# Is my platy pregnant?



## bessiegirl (Dec 9, 2007)

I just got a new fish tank and bought 4 platies and 1 is a male and i think 2 of the females are pregnant but im not sure if they are. i looked on their bellies to see a black or white dot and i see like black things but i cant tell if thats just their stomachs . And one of them that i think is prego sometimes swims to the very top of the tank and just stays up there for a while and stays in one spot then a few minutes later she goes back down to the lower part by the others.. do you know what that could mean??
PLEASE HELP!!!!!!!
thanks a lot! :fish:


----------



## mousey (Jan 18, 2005)

If you have a male the platies will be pregnant if they aren't already!
Platies are not fast moving fish. They like to be in a group at times but will often go off by themselves for a little rest near the top of the tank. Do not be surprised if you see them gulping air on occasion too.

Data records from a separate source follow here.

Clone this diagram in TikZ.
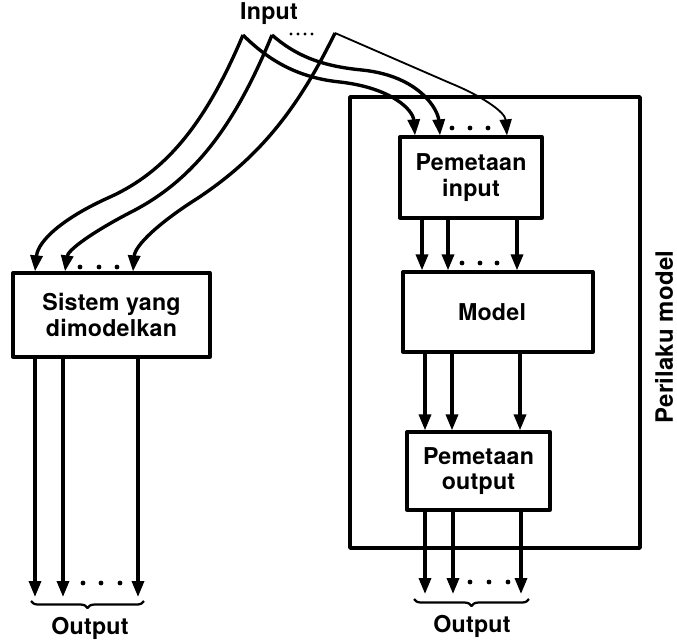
\documentclass[tikz,border=0pt]{standalone}
\usepackage{fontspec}
\setmainfont{TeX Gyre Heros}[LetterSpace=1]
\usetikzlibrary{arrows.meta,decorations.pathreplacing}

\tikzset{
  blok/.style={draw,line width=2.3pt,align=center,inner sep=0pt,font=\fontsize{16.5}{18}\selectfont\bfseries},
  teks/.style={font=\fontsize{16.5}{18}\selectfont\bfseries},
  panah/.style={-{Triangle[length=4mm,width=3mm]},line width=2.4pt},
  kurung/.style={decorate,decoration={brace,mirror,amplitude=5pt},line width=1.6pt}
}

\begin{document}
\begin{tikzpicture}[x=0.025cm,y=-0.025cm,line join=round]
  \useasboundingbox (0,0) rectangle (677,640);
  % kotak
  \node[blok,minimum width=4.925cm,minimum height=2.1cm] (sis) at (111.5,315) {Sistem yang\\dimodelkan};
  \node[draw,line width=2.4pt,minimum width=7.25cm,minimum height=11.275cm] (perilaku) at (495,322.5) {};
  \node[blok,minimum width=3.55cm,minimum height=2.025cm] (pemin) at (471,177.5) {Pemetaan\\input};
  \node[blok,minimum width=4.75cm,minimum height=2cm] (model) at (498,312) {\hspace*{-0.3cm}Model};
  \node[blok,minimum width=3.575cm,minimum height=1.95cm] (pemout) at (478.5,471) {Pemetaan\\output};
  \node[rotate=90,font=\fontsize{17}{20}\selectfont\bfseries] (lbl) at (664,337) {Perilaku model};
  % input
  \node[teks] (inp) at (269,14) {Input};
  \coordinate (in1) at (243,35);
  \coordinate (in2) at (272,35);
  \coordinate (in3) at (335,33);
  \foreach \x in {291,298,305,312} \fill (\x,34) circle (1.7);
  \draw[panah] (in1) .. controls (205,125) and (165,172) .. (110,197) .. controls (65,217) and (38,240) .. (sis.north -| 35,0);
  \draw[panah] (in2) .. controls (235,125) and (195,178) .. (135,210) .. controls (92,232) and (68,250) .. (sis.north -| 65,0);
  \draw[panah] (in3) .. controls (295,115) and (255,160) .. (198,198) .. controls (160,222) and (135,245) .. (sis.north -| 133,0);
  \draw[panah] (in1) .. controls (270,62) and (300,78) .. (340,82) .. controls (392,88) and (413,110) .. (pemin.north -| 415,0);
  \draw[panah] (in2) .. controls (295,55) and (320,66) .. (362,70) .. controls (420,76) and (438,110) .. (pemin.north -| 440,0);
  \draw[panah,line width=1.3pt] (in3) -- (450,83) .. controls (482,96) and (505,112) .. (pemin.north -| 507,0);
  \foreach \x in {80,99,117} \fill (\x,267) circle (2.4);
  \foreach \x in {452,470,488} \fill (\x,128) circle (2.4);
  % antar kotak
  \foreach \a in {422,448,517} \draw[panah] (pemin.south -| \a,0) -- (model.north -| \a,0);
  \foreach \x in {462,480,497} \fill (\x,263) circle (2.4);
  \foreach \a in {425,452,520} \draw[panah] (model.south -| \a,0) -- (pemout.north -| \a,0);
  % output
  \coordinate (oL) at (90,597);
  \coordinate (oR) at (472,594);
  \foreach \a in {35,63,138} \draw[panah] (sis.south -| \a,0) -- (oL -| \a,0);
  \foreach \a in {425,453,521} \draw[panah] (pemout.south -| \a,0) -- (oR -| \a,0);
  \foreach \x in {83,101,120} \fill (\x,583) circle (2.4);
  \foreach \x in {470,489,508} \fill (\x,582) circle (2.4);
  \draw[kurung] (31,601) -- (144,601);
  \draw[kurung] (414,599) -- (529,599);
  \node[teks] (outL) at (90,628) {Output};
  \node[teks] (outR) at (472,626) {Output};
\end{tikzpicture}
\end{document}
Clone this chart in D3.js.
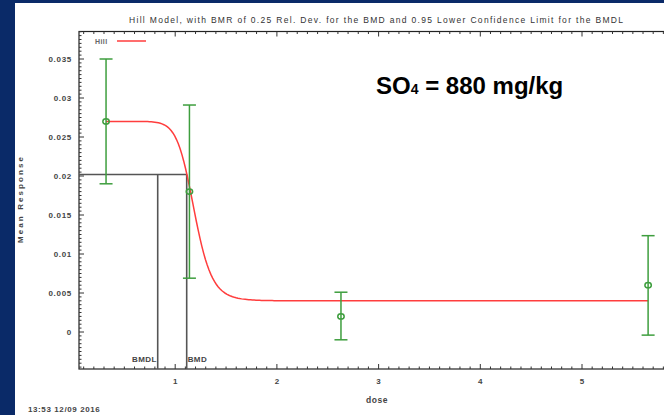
<!DOCTYPE html>
<html>
<head>
<meta charset="utf-8">
<script src="https://cdn.jsdelivr.net/npm/d3@7"></script>
<style>
  body { margin: 0; background: #0a2a68; }
  svg { display: block; }
  text { font-family: Arial, "Liberation Sans", sans-serif; }
</style>
</head>
<body>
<div class="chart"></div>
<script>
(function () {

	// observed doses and responses
	var doses = [0.32, 1.14, 2.63, 5.65];
	var means = [0.027, 0.018, 0.002, 0.006];
	var lower = [0.019, 0.0069, -0.001, -0.0004];
	var upper = [0.035, 0.0291, 0.0051, 0.01235];

	// fitted Hill model: g + v * x^n / (k^n + x^n)
	var hillG = 0.027, hillV = -0.023, hillK = 1.188, hillN = 13.7;

	var bmd = 1.113, bmdl = 0.828, bmr = 0.0202;

	var xTicks = [1, 2, 3, 4, 5];
	var yTicks = [0, 0.005, 0.01, 0.015, 0.02, 0.025, 0.03, 0.035];
	var yTickLabels = ["0", "0.005", "0.01", "0.015", "0.02", "0.025", "0.03", "0.035"];

	var W = 664, H = 415;
	var left = 79, right = 690, top = 31.5, bottom = 369;

	var svg = d3.select(".chart").append("svg")
		.attr("width", W)
		.attr("height", H);

	// white page on navy background
	svg.append("rect")
		.attr("x", 15).attr("y", 3)
		.attr("width", W - 15).attr("height", H - 3)
		.attr("fill", "#fff");

	var x = d3.scaleLinear()
		.domain([(left - 73.5) / 101.7, (right - 73.5) / 101.7])
		.range([left, right]);

	var y = d3.scaleLinear()
		.domain([(332 - bottom) / 7800, (332 - top) / 7800])
		.range([bottom, top]);

	var txt = "#444";

	svg.append("text")
		.attr("x", 376).attr("y", 23)
		.attr("text-anchor", "middle")
		.attr("font-size", "8.5px")
		.attr("fill", "#333")
		.attr("textLength", 494)
		.attr("lengthAdjust", "spacing")
		.text("Hill Model, with BMR of 0.25 Rel. Dev. for the BMD and 0.95 Lower Confidence Limit for the BMDL");

	// frame
	svg.append("rect")
		.attr("x", left).attr("y", top)
		.attr("width", right - left).attr("height", bottom - top)
		.attr("fill", "none")
		.attr("stroke", "#222")
		.attr("stroke-width", 1.2);

	// minor and major ticks, drawn inward
	var xMinor = d3.range(1, 70).map(function (i) { return i / 10; })
		.filter(function (d) { return x(d) > left && x(d) < right; });
	var yMinor = d3.range(-9, 78).map(function (i) { return i * 0.0005; })
		.filter(function (d) { return y(d) < bottom && y(d) > top; });

	var ticks = svg.append("g").attr("stroke", "#333").attr("stroke-width", 1);

	ticks.selectAll(".xb").data(xMinor).enter().append("line")
		.attr("x1", function (d) { return x(d); })
		.attr("x2", function (d) { return x(d); })
		.attr("y1", bottom)
		.attr("y2", function (d) { return Math.abs(d - Math.round(d)) < 1e-6 ? bottom - 5 : bottom - 2.5; });

	ticks.selectAll(".xt").data(xMinor).enter().append("line")
		.attr("x1", function (d) { return x(d); })
		.attr("x2", function (d) { return x(d); })
		.attr("y1", top)
		.attr("y2", function (d) { return Math.abs(d - Math.round(d)) < 1e-6 ? top + 5 : top + 2.5; });

	ticks.selectAll(".yl").data(yMinor).enter().append("line")
		.attr("y1", function (d) { return y(d); })
		.attr("y2", function (d) { return y(d); })
		.attr("x1", left)
		.attr("x2", function (d) { return Math.abs(d / 0.005 - Math.round(d / 0.005)) < 1e-6 ? left + 5 : left + 2.5; });

	// tick labels
	svg.append("g").selectAll("text").data(xTicks).enter().append("text")
		.attr("x", function (d) { return x(d); })
		.attr("y", 384)
		.attr("text-anchor", "middle")
		.attr("font-size", "8px")
		.attr("font-weight", "bold")
		.attr("fill", txt)
		.text(function (d) { return d; });

	svg.append("g").selectAll("text").data(yTicks).enter().append("text")
		.attr("x", 72)
		.attr("y", function (d) { return y(d) + 3; })
		.attr("text-anchor", "end")
		.attr("font-size", "8px")
		.attr("font-weight", "bold")
		.attr("letter-spacing", "0.7px")
		.attr("fill", txt)
		.text(function (d, i) { return yTickLabels[i]; });

	svg.append("text")
		.attr("x", 377).attr("y", 403)
		.attr("text-anchor", "middle")
		.attr("font-size", "8.5px")
		.attr("font-weight", "bold")
		.attr("letter-spacing", "0.6px")
		.attr("fill", txt)
		.text("dose");

	svg.append("text")
		.attr("transform", "translate(23,200) rotate(-90)")
		.attr("text-anchor", "middle")
		.attr("font-size", "8px")
		.attr("font-weight", "bold")
		.attr("fill", txt)
		.attr("textLength", 86)
		.attr("lengthAdjust", "spacing")
		.text("Mean Response");

	svg.append("text")
		.attr("x", 28).attr("y", 412)
		.attr("font-size", "8px")
		.attr("font-weight", "bold")
		.attr("letter-spacing", "0.6px")
		.attr("fill", txt)
		.text("13:53 12/09 2016");

	// BMD / BMDL lines
	var bm = svg.append("g").attr("stroke", "#555").attr("stroke-width", 1.6).attr("fill", "none");
	bm.append("line")
		.attr("x1", left).attr("x2", x(bmd))
		.attr("y1", y(bmr)).attr("y2", y(bmr));
	bm.append("line")
		.attr("x1", x(bmdl)).attr("x2", x(bmdl))
		.attr("y1", y(bmr)).attr("y2", bottom);
	bm.append("line")
		.attr("x1", x(bmd)).attr("x2", x(bmd))
		.attr("y1", y(bmr)).attr("y2", bottom);

	svg.append("text")
		.attr("x", x(bmdl) - 1).attr("y", 362)
		.attr("text-anchor", "end")
		.attr("font-size", "8px")
		.attr("font-weight", "bold")
		.attr("letter-spacing", "0.4px")
		.attr("fill", txt)
		.text("BMDL");
	svg.append("text")
		.attr("x", x(bmd) + 1).attr("y", 362)
		.attr("font-size", "8px")
		.attr("font-weight", "bold")
		.attr("letter-spacing", "0.4px")
		.attr("fill", txt)
		.text("BMD");

	// Hill curve
	var curveX = d3.range(0, 301).map(function (i) {
		return doses[0] + (doses[doses.length - 1] - doses[0]) * i / 300;
	});
	var hill = function (d) {
		var p = Math.pow(d, hillN);
		return hillG + hillV * p / (Math.pow(hillK, hillN) + p);
	};
	svg.append("path")
		.datum(curveX)
		.attr("fill", "none")
		.attr("stroke", "#ff3d3d")
		.attr("stroke-width", 1.5)
		.attr("d", d3.line()
			.x(function (d) { return x(d); })
			.y(function (d) { return y(hill(d)); }));

	// error bars
	var green = "#3e9e3e";
	var eb = svg.append("g").attr("stroke", green).attr("stroke-width", 1.5).attr("fill", "none");
	doses.forEach(function (d, i) {
		eb.append("line")
			.attr("x1", x(d)).attr("x2", x(d))
			.attr("y1", y(lower[i])).attr("y2", y(upper[i]));
		eb.append("line")
			.attr("x1", x(d) - 6.5).attr("x2", x(d) + 6.5)
			.attr("y1", y(lower[i])).attr("y2", y(lower[i]));
		eb.append("line")
			.attr("x1", x(d) - 6.5).attr("x2", x(d) + 6.5)
			.attr("y1", y(upper[i])).attr("y2", y(upper[i]));
		eb.append("ellipse")
			.attr("cx", x(d)).attr("cy", y(means[i]))
			.attr("rx", 3.2).attr("ry", 2.6);
	});

	// legend
	svg.append("text")
		.attr("x", 95).attr("y", 44)
		.attr("font-size", "7px")
		.attr("font-weight", "bold")
		.attr("letter-spacing", "0.4px")
		.attr("fill", "#666")
		.text("Hill");
	svg.append("line")
		.attr("x1", 117).attr("x2", 146)
		.attr("y1", 41).attr("y2", 41)
		.attr("stroke", "#ff3d3d")
		.attr("stroke-width", 1.5);

	// annotation
	var note = svg.append("text")
		.attr("x", 376).attr("y", 94)
		.attr("font-size", "24px")
		.attr("font-weight", "bold")
		.attr("fill", "#000");
	note.append("tspan").text("SO");
	note.append("tspan").attr("font-size", "14px").text("4");
	note.append("tspan").text(" = 880 mg/kg");

})();
</script>
</body>
</html>
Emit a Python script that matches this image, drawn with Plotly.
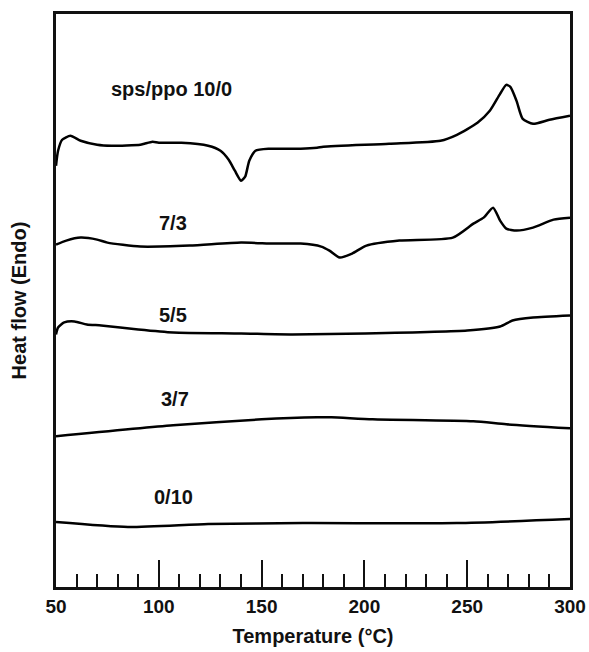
import plotly.graph_objects as go

# Heat flow curves (arbitrary units, endo up), temperature in °C
t_100 = [50, 51, 53, 57, 62, 70, 77, 91, 93, 97, 100, 111, 124, 130, 134, 137, 140, 142, 144, 147, 154, 169, 177, 180, 212, 237, 245, 255, 261, 266, 269, 271, 274, 277, 282, 290, 300]
h_100 = [422, 437, 448, 452, 447, 443, 442, 443, 444, 446, 445, 445, 442, 437, 428, 417, 407, 411, 427, 437, 439, 439, 440, 441, 444, 447, 453, 465, 477, 494, 503, 501, 487, 469, 464, 468, 472]

t_73 = [50, 55, 62, 70, 75, 91, 115, 140, 156, 169, 179, 183, 188, 194, 201, 217, 243, 253, 258, 262.6, 266, 269, 274, 282, 292, 300]
h_73 = [343, 347, 350, 348, 345, 341, 342, 345, 344, 344, 341, 337, 330, 334, 342, 347, 350, 364, 370, 380, 367, 359, 357, 360, 368, 370]

t_55 = [50, 51, 54, 59, 65, 72, 90, 107, 140, 165, 200, 250, 266, 272, 282, 300]
h_55 = [253, 260, 265, 266, 263, 262, 258, 255, 254, 253, 254, 257, 261, 267, 270, 272]

t_37 = [50, 107, 150, 177, 184, 204, 253, 269, 300]
h_37 = [151, 162, 168, 170, 170, 168, 166, 163, 159]

t_010 = [50, 85, 124, 170, 245, 300]
h_010 = [65, 60, 63, 64, 64, 68]

labels = ["sps/ppo 10/0", "7/3", "5/5", "3/7", "0/10"]
label_t = [106, 107, 107, 108, 107]
label_h = [499, 365, 272, 188, 90]

FONT = "Liberation Sans, Arial, sans-serif"

fig = go.Figure()
for t, h in [(t_100, h_100), (t_73, h_73), (t_55, h_55), (t_37, h_37), (t_010, h_010)]:
    fig.add_trace(go.Scatter(x=t, y=h, mode="lines",
                             line=dict(color="black", width=2.5, shape="spline", smoothing=0.6),
                             showlegend=False, hoverinfo="skip"))

for txt, x, y in zip(labels, label_t, label_h):
    fig.add_annotation(x=x, y=y, xref="x", yref="y", text="<b>" + txt + "</b>",
                       showarrow=False, font=dict(family=FONT, size=20, color="#111"))

fig.update_layout(
    width=589, height=652,
    margin=dict(l=56, r=19, t=14, b=65),
    paper_bgcolor="white", plot_bgcolor="white",
    font=dict(family=FONT, color="#111"),
)
fig.update_xaxes(
    range=[50, 300], showgrid=False, zeroline=False, automargin=False,
    showline=True, linecolor="#111", linewidth=2.5, mirror=True,
    ticks="inside", ticklen=27, tickwidth=2, tickcolor="#111",
    dtick=50, tick0=50,
    minor=dict(ticks="inside", ticklen=13, tickwidth=2, tickcolor="#111", dtick=10, tick0=50, showgrid=False),
    tickfont=dict(family=FONT, size=19, color="#111", weight="bold"),
    title=dict(text="<b>Temperature (°C)</b>", font=dict(family=FONT, size=20, color="#111"), standoff=14),
)
fig.update_yaxes(
    range=[0, 574], showgrid=False, zeroline=False, automargin=False,
    showline=True, linecolor="#111", linewidth=2.5, mirror=True,
    showticklabels=False, ticks="",
    title=dict(text="<b>Heat flow (Endo)</b>", font=dict(family=FONT, size=20, color="#111"), standoff=22),
)

fig.write_html("out.html")
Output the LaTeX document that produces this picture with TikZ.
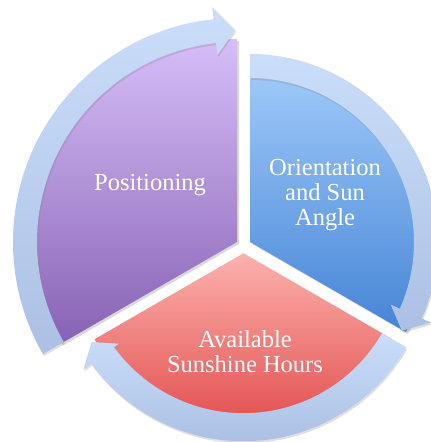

I think they do that in hopes of finding food.
If they are going to have babies soon- like in the next few hours, they go to an out of the way spot like behind a plant and have the babies there.Mine go to the bottom of the tank.


----------



## bessiegirl (Dec 9, 2007)

ok cool thanks. Will they have their babies with other fish around or if they are stressed will they still birth them? How fat do they get? like is it pretty noticeable if they are going to have the babies soon? Or is it sometimes hard to tell?

thanks for the help


----------



## bessiegirl (Dec 9, 2007)

oh and is a little like container like a 16 oz thing too small to put the fry in for just when they were born so they arent eaten? or should i buy a little critter like container? because i dont want to buy like a 10g tank for little babies that wont stay in there for long.... 
hmmmm 
please give me advice


----------



## mousey (Jan 18, 2005)

the platy will hide to have her babies but the other fish seem to know that she is giving birth and will hang around to eat the babies. You can buy little plastic breeding tanks to float in the main tank. Put your mum in there. It has a divider so the babies fall thru and then the mom can't eat them. After she has given birth you can leave her there for a few hours. Give her a good feed as birthing is hungry work. Then put her back in the main tank. Take the divider out of the breeding tank so the fry can get to the surface. Crumble up some fish food so it is really fine and feed that to the fry several times a day.
Since the breeding tank has slots in it the tank water will circulate thru it.
Every couple of days lift it up out of the water a wee bit to allow some of the uneaten food to pass into the main tank. You can leave the fry there until they are a couple of months old if you don't have too many.
I keep a couple of breeding tanks around-- you can use them to be an injured fish in them as well as aggressive fish until you figure out what to do with them.
The platy gravid spot will get huge just before she delivers and if you look at her from the top down she will have bulging sides. 
sometimes you cannot tell when they are due to give birth if you can't see the gravid spot.
They sometimes with hold the fry for a few days too. Gestation is anywhere from 3 - 5 weeks and then you will get more.
You will get more than you know what top do with.
If you put the fry in a separate container they must have daily water changes so it is really easier to get a breeding tank. They cost about $3.99 where I live(canada)


----------



## tikotaz (Nov 20, 2007)

*small tank*

I agree get the breeder thing if the females are indeed pregnant, what you can also do once the fry are born, get a one gallon tank it's small put them in there if there are too many to keep in the breeder item. They will be fine in a one gallon tank though make sure to get a heater and filterpump for it. They need the same heat as the parents. I have a pregnant molly that I plan on placing in my hatchery, which is a breeder item. So try getting one of those, and if there are too many baby fries in there I suggest a one gallon tank.


----------



## oxflapwa1 (Jan 7, 2008)

I have a platy, but i'm not sure if it is pregnant or not. It has several small spots on it, does that mean she's pregnant?


----------



## guppyart (Jan 22, 2005)

if you could get us a photo of the platy that might help.
are the spots white and covering all of her body?


----------



## Kribensis12 (Jan 1, 2008)

Spot's arent usually a god sign. Like Guppyart said, a photo would help. Also, did you cycle the tank? And, plastic breeder's have minnimal air flow, the water is always stagnet.


----------